** START OF Data excerpt **
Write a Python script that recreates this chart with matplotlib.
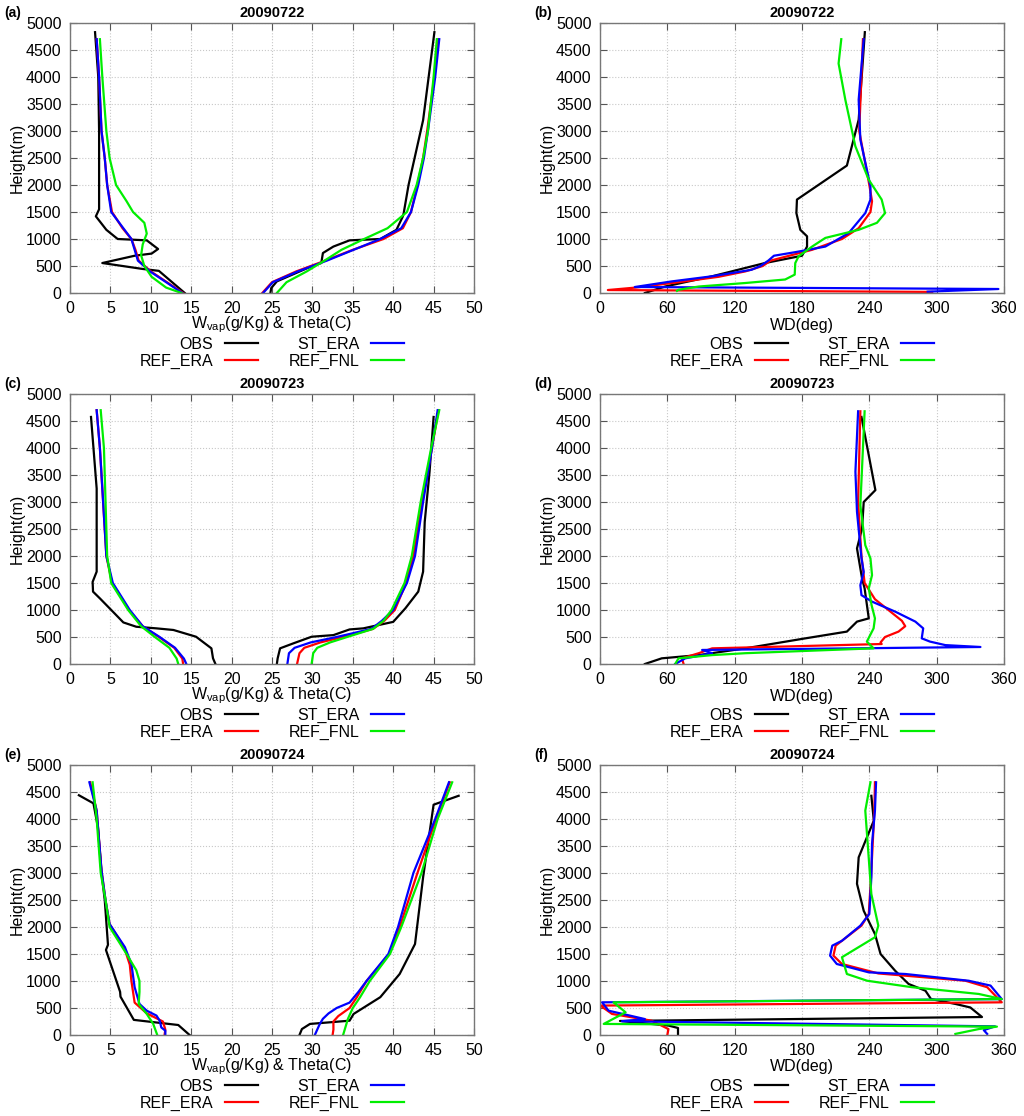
import matplotlib
matplotlib.use("Agg")
import matplotlib.pyplot as plt

plt.rcParams['font.family'] = ['Liberation Sans', 'DejaVu Sans']
plt.rcParams['mathtext.fontset'] = 'custom'
plt.rcParams['mathtext.rm'] = 'Liberation Sans'

# ---------------- DATA ----------------
# 20090722 water vapour (g/kg) / theta (C)
obs_wv_22 = [3.1, 3.5, 3.6, 3.6, 3.2, 4.5, 5.9, 9.5, 10.9, 10.1, 8.0, 4.0, 9.0, 11.0, 14.2]
obs_wvz_22 = [4830, 4000, 3000, 1550, 1420, 1170, 1000, 975, 815, 730, 690, 555, 445, 410, 0]
obs_th_22 = [45.1, 43.7, 41.9, 41.3, 41.2, 40.4, 38.4, 34.6, 32.6, 31.3, 31.1, 29.9, 25.6, 24.9, 24.8]
obs_thz_22 = [4830, 3200, 2000, 1480, 1420, 1170, 1000, 975, 860, 740, 555, 495, 215, 90, 0]
mod_z_22 = [4700, 4000, 3000, 2500, 2000, 1500, 1200, 1000, 800, 600, 400, 200, 0]
st_wv_22 = [3.3, 3.6, 3.9, 4.3, 4.6, 5.1, 6.6, 7.6, 8.0, 8.4, 9.9, 11.9, 13.9]
ref_wv_22 = [3.3, 3.6, 3.9, 4.3, 4.6, 5.2, 6.5, 7.6, 8.1, 8.5, 10.0, 12.0, 14.0]
fnl_wvz_22 = [4700, 4000, 3000, 2500, 2000, 1700, 1500, 1300, 1100, 900, 700, 500, 300, 100, 0]
fnl_wv_22 = [3.7, 4.0, 4.5, 4.9, 5.7, 7.0, 7.8, 9.2, 9.5, 9.0, 8.8, 9.2, 10.1, 11.9, 13.8]
st_th_22 = [45.7, 45.2, 44.3, 43.8, 43.1, 42.2, 41.0, 38.4, 35.1, 31.8, 28.2, 25.1, 23.9]
ref_th_22 = [45.6, 45.1, 44.2, 43.7, 43.0, 42.2, 41.2, 38.8, 35.0, 31.6, 28.0, 25.0, 23.8]
fnl_th_22 = [45.4, 45.0, 44.3, 43.7, 42.9, 41.7, 39.3, 36.4, 33.6, 31.5, 29.3, 26.8, 25.6]

# 20090722 wind direction (deg)
obs_wd_22 = [236, 230.5, 220, 175.5, 175, 178.5, 184.5, 184.5, 180, 147, 100, 58, 40]
obs_wdz_22 = [4830, 3210, 2360, 1730, 1480, 1170, 1050, 860, 690, 555, 310, 120, 0]
st_wd_22 = [235, 230.5, 232, 241, 241, 236.4, 221.6, 200.8, 175, 155, 150, 143, 135, 100, 64, 31, 355, 292]
st_wdz_22 = [4700, 3580, 2840, 1975, 1730, 1480, 1110, 860, 760, 690, 600, 500, 430, 310, 215, 111, 74, 25]
ref_wd_22 = [234.3, 231, 240, 242.4, 241, 230.5, 215.6, 189, 152, 145, 129.5, 105.7, 70, 31.5, 7, 296]
ref_wdz_22 = [4700, 3000, 2000, 1700, 1500, 1200, 1000, 800, 600, 500, 400, 300, 200, 100, 55, 20]
fnl_wd_22 = [215, 212.6, 218.6, 227.5, 239.4, 251, 254, 246.8, 230.5, 200.8, 189, 177, 174, 173.5, 165, 129.5, 88, 70, 68.6]
fnl_wdz_22 = [4700, 4250, 3580, 2720, 2100, 1730, 1480, 1300, 1170, 1020, 860, 680, 555, 340, 250, 185, 120, 60, 40]

# 20090723 water vapour / theta
obs_wv_23 = [2.6, 3.3, 3.3, 2.8, 2.85, 3.7, 5.3, 6.6, 8.2, 10.7, 12.8, 15.6, 17.5, 17.7, 18.0]
obs_wvz_23 = [4575, 3250, 1710, 1520, 1340, 1215, 970, 770, 690, 660, 630, 505, 290, 105, 0]
obs_th_23 = [45.0, 44.5, 43.9, 43.7, 43.1, 41.5, 40.0, 36.3, 34.6, 32.6, 29.9, 27.6, 26.0, 25.7, 25.6]
obs_thz_23 = [4575, 3560, 2630, 1710, 1340, 1030, 780, 660, 640, 535, 505, 380, 290, 105, 0]
wv_z_23 = [4700, 4000, 3000, 2000, 1500, 1000, 700, 500, 300, 100, 0]
st_wv_23 = [3.3, 3.7, 4.1, 4.5, 5.3, 7.4, 9.0, 11.1, 13.0, 14.1, 14.4]
ref_wv_23 = [3.3, 3.7, 4.1, 4.5, 5.2, 7.3, 9.0, 11.0, 12.9, 13.9, 14.0]
fnl_wv_23 = [3.8, 4.2, 4.4, 4.6, 5.1, 7.2, 8.8, 10.5, 12.3, 13.2, 13.4]
th_z_23 = [4700, 4000, 3000, 2000, 1500, 1000, 800, 650, 500, 400, 300, 200, 0]
st_th_23 = [45.5, 44.8, 43.7, 42.7, 41.7, 40.0, 38.6, 37.3, 33.0, 29.8, 27.8, 27.1, 26.9]
ref_th_23 = [45.6, 44.8, 43.6, 42.5, 41.6, 40.2, 38.9, 37.5, 33.8, 31.0, 29.0, 28.4, 28.1]
fnl_th_23 = [45.7, 44.7, 43.4, 42.3, 41.4, 39.8, 38.8, 37.5, 34.3, 32.2, 30.6, 30.1, 29.9]

# 20090723 wind direction
obs_wd_23 = [233, 245.4, 235, 233.5, 229, 233.5, 235.8, 239.5, 229, 220, 183, 129.5, 88, 55, 40]
obs_wdz_23 = [4575, 3220, 3000, 2510, 2140, 1585, 1400, 845, 785, 600, 475, 290, 165, 105, 0]
st_wd_23 = [230, 227.6, 229, 233, 235, 232, 233, 242.4, 263, 281, 288, 286.7, 294, 307.7, 339, 91, 100, 76, 67]
st_wdz_23 = [4680, 3560, 2820, 1955, 1705, 1460, 1275, 1155, 970, 785, 660, 475, 415, 350, 315, 260, 200, 105, 0]
ref_wd_23 = [232, 230, 233, 235.8, 245, 257, 269, 272, 266, 254, 250, 251, 100, 88, 73, 74.5]
ref_wdz_23 = [4680, 3000, 2000, 1500, 1200, 1000, 800, 700, 600, 500, 400, 370, 290, 200, 105, 0]
fnl_wd_23 = [235.8, 232, 236.4, 241, 242.4, 239.5, 242, 245, 243.8, 237.8, 243.8, 129.5, 100, 70, 67]
fnl_wdz_23 = [4680, 2940, 2200, 1955, 1645, 1400, 1090, 845, 660, 415, 290, 200, 165, 105, 0]

# 20090724 water vapour / theta
obs_wv_24 = [1.1, 2.9, 3.45, 3.9, 4.3, 4.7, 4.45, 6.2, 6.25, 7.9, 13.4, 14.8]
obs_wvz_24 = [4440, 4290, 3850, 3000, 2500, 1670, 1575, 800, 710, 280, 185, 0]
obs_th_24 = [48.1, 45.0, 43.7, 42.7, 40.8, 38.4, 35.1, 34.6, 29.7, 28.7, 28.4]
obs_thz_24 = [4430, 4265, 2920, 1685, 1130, 700, 390, 265, 205, 110, 0]
st_wv_24 = [2.4, 3.3, 3.9, 4.4, 4.9, 6.8, 7.6, 8.0, 8.6, 9.5, 10.7, 11.1, 11.3, 11.8, 11.8]
st_wvz_24 = [4680, 4155, 3045, 2490, 2055, 1625, 1315, 885, 575, 450, 360, 265, 140, 80, 0]
ref_wv_24 = [2.5, 3.3, 3.9, 4.4, 4.9, 6.7, 7.4, 7.6, 8.0, 9.5, 11.5, 11.8, 11.7]
ref_wvz_24 = [4680, 4155, 3045, 2490, 2055, 1625, 1300, 1000, 600, 400, 250, 100, 0]
fnl_wv_24 = [2.8, 3.3, 3.8, 4.4, 4.9, 7.0, 8.2, 8.6, 8.6, 8.5, 9.5, 10.3, 10.8]
fnl_wvz_24 = [4680, 4000, 3000, 2500, 2000, 1500, 1200, 1000, 800, 575, 390, 205, 0]
st_th_24 = [46.9, 45.2, 42.5, 40.6, 39.4, 36.7, 35.7, 34.6, 33.0, 32.0, 31.3, 30.9, 30.3]
st_thz_24 = [4680, 4000, 3000, 2000, 1500, 1000, 800, 600, 500, 400, 300, 200, 0]
ref_th_24 = [47.0, 45.3, 43.0, 40.8, 39.5, 36.7, 35.5, 34.6, 33.2, 32.6, 32.6, 32.5]
ref_thz_24 = [4680, 4000, 3000, 2000, 1500, 1000, 700, 500, 350, 250, 100, 0]
fnl_th_24 = [47.3, 45.5, 43.5, 41.0, 39.6, 37.1, 35.9, 35.0, 34.4, 34.0, 33.8]
fnl_thz_24 = [4680, 4000, 3000, 2000, 1500, 1000, 700, 500, 300, 100, 0]

# 20090724 wind direction
obs_wd_24 = [241.8, 244, 230.5, 229, 235, 245, 250, 263, 275, 290, 295, 316.7, 330, 340.4, 17.8, 61, 69.5, 69.5]
obs_wdz_24 = [4430, 3970, 3290, 2800, 2300, 1870, 1500, 1190, 945, 820, 665, 575, 510, 333, 260, 175, 130, 0]
st_wd_24 = [246, 245, 242.4, 241.8, 240, 232, 215.6, 207, 205, 211, 239.5, 272, 328.5, 348, 358, 1.8, 7.7, 40, 19.6, 352, 342, 345]
st_wdz_24 = [4680, 4155, 3540, 2920, 2240, 2025, 1745, 1655, 1470, 1315, 1160, 1130, 1005, 915, 665, 605, 450, 295, 255, 160, 90, 20]
ref_wd_24 = [245, 244.5, 241.5, 239.5, 233, 210, 208, 215.6, 248, 325.6, 345, 358, 0.3, 10.7, 46, 61, 60]
ref_wdz_24 = [4680, 4155, 2920, 2240, 2025, 1655, 1470, 1315, 1140, 1005, 885, 605, 545, 390, 265, 110, 0]
fnl_wd_24 = [241, 236.4, 241.8, 248, 245, 215.6, 220, 238, 278, 337.5, 358, 12, 22.8, 3.3, 353.7, 337.5, 316.7]
fnl_wdz_24 = [4680, 4155, 2610, 2025, 1810, 1440, 1130, 1005, 885, 760, 665, 605, 420, 205, 155, 110, 20]

dates = ['20090722', '20090723', '20090724']
labels = ['OBS', 'REF_ERA', 'ST_ERA', 'REF_FNL']
colors = ['black', '#ff0000', '#0000ff', '#00ee00']

left_data = [
    [(obs_wv_22, obs_wvz_22, obs_th_22, obs_thz_22),
     (ref_wv_22, mod_z_22, ref_th_22, mod_z_22),
     (st_wv_22, mod_z_22, st_th_22, mod_z_22),
     (fnl_wv_22, fnl_wvz_22, fnl_th_22, mod_z_22)],
    [(obs_wv_23, obs_wvz_23, obs_th_23, obs_thz_23),
     (ref_wv_23, wv_z_23, ref_th_23, th_z_23),
     (st_wv_23, wv_z_23, st_th_23, th_z_23),
     (fnl_wv_23, wv_z_23, fnl_th_23, th_z_23)],
    [(obs_wv_24, obs_wvz_24, obs_th_24, obs_thz_24),
     (ref_wv_24, ref_wvz_24, ref_th_24, ref_thz_24),
     (st_wv_24, st_wvz_24, st_th_24, st_thz_24),
     (fnl_wv_24, fnl_wvz_24, fnl_th_24, fnl_thz_24)],
]
right_data = [
    [(obs_wd_22, obs_wdz_22), (ref_wd_22, ref_wdz_22), (st_wd_22, st_wdz_22), (fnl_wd_22, fnl_wdz_22)],
    [(obs_wd_23, obs_wdz_23), (ref_wd_23, ref_wdz_23), (st_wd_23, st_wdz_23), (fnl_wd_23, fnl_wdz_23)],
    [(obs_wd_24, obs_wdz_24), (ref_wd_24, ref_wdz_24), (st_wd_24, st_wdz_24), (fnl_wd_24, fnl_wdz_24)],
]

# ---------------- FIGURE ----------------
W, H = 1024, 1116
fig = plt.figure(figsize=(W / 100, H / 100), dpi=100)

ax_w = 404 / W
ax_h = 270 / H
lefts = [70 / W, 600 / W]
tops = [23, 394, 765]
panel = 'abcdef'
fs = 11.5


def style_axes(ax):
    ax.set_ylim(0, 5000)
    ax.set_yticks(range(0, 5001, 500))
    ax.grid(True, color='#c8c8c8', linestyle=':', linewidth=0.8)
    ax.tick_params(direction='in', top=True, right=True, length=5, width=0.8,
                   color='#555555', labelsize=fs, pad=6)
    for s in ax.spines.values():
        s.set_color('#777777')
        s.set_linewidth(1.0)
    ax.set_ylabel('Height(m)', fontsize=fs, labelpad=1)


for r in range(3):
    bottom = 1 - (tops[r] + 270) / H
    for c in range(2):
        ax = fig.add_axes([lefts[c], bottom, ax_w, ax_h])
        style_axes(ax)
        handles = []
        if c == 0:
            for (wv, wz, th, tz), lab, col in zip(left_data[r], labels, colors):
                h, = ax.plot(wv, wz, color=col, lw=1.6, label=lab)
                ax.plot(th, tz, color=col, lw=1.6)
                handles.append(h)
            ax.set_xlim(0, 50)
            ax.set_xticks(range(0, 51, 5))
            ax.set_xlabel(r'W$_{\mathrm{vap}}$(g/Kg) & Theta(C)', fontsize=fs)
        else:
            for (wd, wz), lab, col in zip(right_data[r], labels, colors):
                h, = ax.plot(wd, wz, color=col, lw=1.6, label=lab)
                handles.append(h)
            ax.set_xlim(0, 360)
            ax.set_xticks(range(0, 361, 60))
            ax.set_xlabel('WD(deg)', fontsize=fs)
        ax.xaxis.set_label_coords(0.5, -32 / 270)
        ax.xaxis.label.set_va('center')
        ax.set_title(dates[r], fontsize=10.5, fontweight='bold', pad=4)
        ax.legend(handles=handles, loc='center', bbox_to_anchor=(0.5, -60 / 270),
                  ncol=2, markerfirst=False, frameon=False, fontsize=fs,
                  handlelength=2.1, handletextpad=0.7, columnspacing=1.9,
                  labelspacing=0.1, borderpad=0)
        x0 = 4 / W if c == 0 else 534 / W
        fig.text(x0, 1 - (tops[r] - 10) / H, '(%s)' % panel[r * 2 + c],
                 fontsize=10, fontweight='bold', va='center', ha='left')

fig.savefig('out.png', dpi=100)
** END OF Data excerpt **
▶ To be done: Restate, line by line and word for word, everything from the top of the material through the line that contains "plt.rcParams['mathtext.rm'] = 'Liberation". Leave pictures out.

▶ Exercise output:
Write a Python script that recreates this chart with matplotlib.
import matplotlib
matplotlib.use("Agg")
import matplotlib.pyplot as plt

plt.rcParams['font.family'] = ['Liberation Sans', 'DejaVu Sans']
plt.rcParams['mathtext.fontset'] = 'custom'
plt.rcParams['mathtext.rm'] = 'Liberation Sans'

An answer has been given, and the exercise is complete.